Ancora un cenno in merito al concerto pomeridiano di venerdì 18, a cura dell’Orchestra dell’Accademia del Santo Spirito diretta dal super esperto di barocco Ottavio Dantone: in programma di Bach, in apertura, il Concerto in fa minore BWV 1056 dagli sciolti tempi estremi e dal superbo, toccante Largo centrale debitore alle maniere italiane (Dantone lo ha disimpegnato con virtuosismo ed anche con grande gusto nel variare gli abbellimenti e le fraseologie). E proprio alle maniere italiane Bach guarda sommamente parodiando il pergolesiano Stabat Mater nel mottetto Tilge, Höchster, meine Sünden. Soliste di lusso il soprano Marina Bartoli Compostella ed il contralto Lucia Napoli, ben affiatate nei vari duetti (fra tutti, grande stupore ha destato Lass dei Zion vero e proprio calco di certi passaggi della Serva padrona, dopo il pathos di Denn du willst) e meritatamente applaudite, sicché hanno bissato il conclusivo Amen, tutto serrate imitazioni, una vera gioia per la mente e le orecchie.
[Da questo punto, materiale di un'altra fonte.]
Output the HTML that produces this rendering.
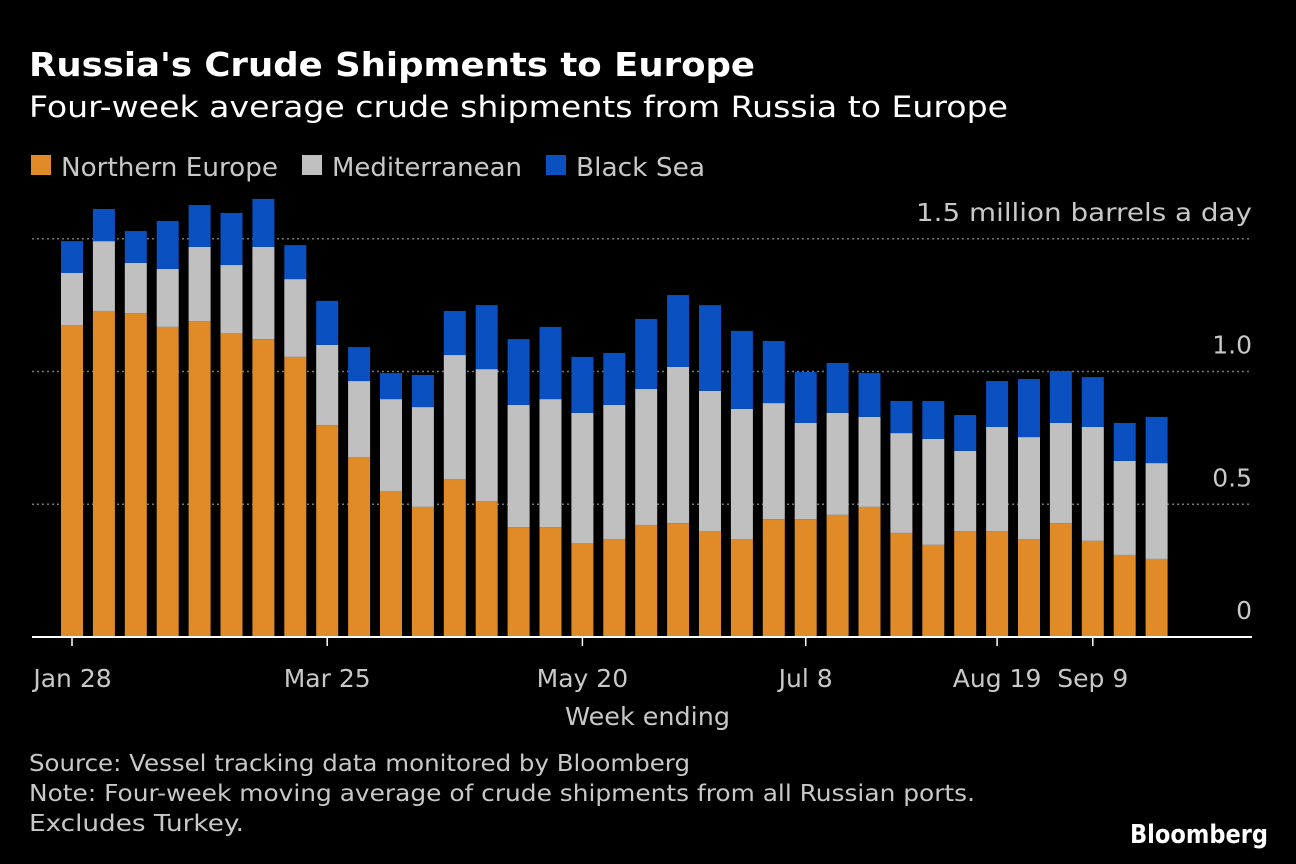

Serata conclusiva al Regio, il 18 sera con un concerto per intero dedicato alle intersezioni tra cinema e musica. E allora ecco l’Orchestra del Regio (i soli archi, ma con un organico numericamente significativo) ottimamente diretta da Sesto Quatrini che ne ha saputo trarre bei colori e notevoli gradazioni dinamiche. E dunque in apertura il Brahms della Danza ungherese n. 5 che Charlie Chaplin inserì in una scena madre del Grande Dittatore, affrontata con virile compostezza ed efficacia, senza inutili gigionismi, poi il toccante e superbo Notturno dal Secondo Quartetto di Borodin, tutto echi dal Principe Igor (impiegato in Zona pericolo di John Glen) e da ultimo la versione orchestrale del Souvenir de Florence op. 70 di Čajkovskij (adottato in 40.000 dollari per non morire di Karel Reisz): pagina, come si sa, nata quale sestetto e che invero nella versione orchestrale risulta, a nostro avviso, eccessivamente dilatata e un poco dispersiva. Ma i bravi professori d’orchestra del Regio hanno fatto del loro meglio per renderla ugualmente efficace. Piatto forte della serata il Concerto per pianoforte op. 35 con accompagnamento di orchestra d’archi e tromba di Šostakovič dalle atmosfere agrodolci, grottesche, irrorate di magica ironia. Solista l’ottimo Giuseppe Albanese, dal gesto incisivo e dalla tecnica solidissima, istrionico e circense negli atteggiamenti, come del resto è giusto dati gli assunti di questa pagina singolare e fascinosa, alla quale la tromba di Sandro Angotti, dalla perfetta intonazione e dai bei fraseggi, ha aggiunto un quid impreziosendola alquanto.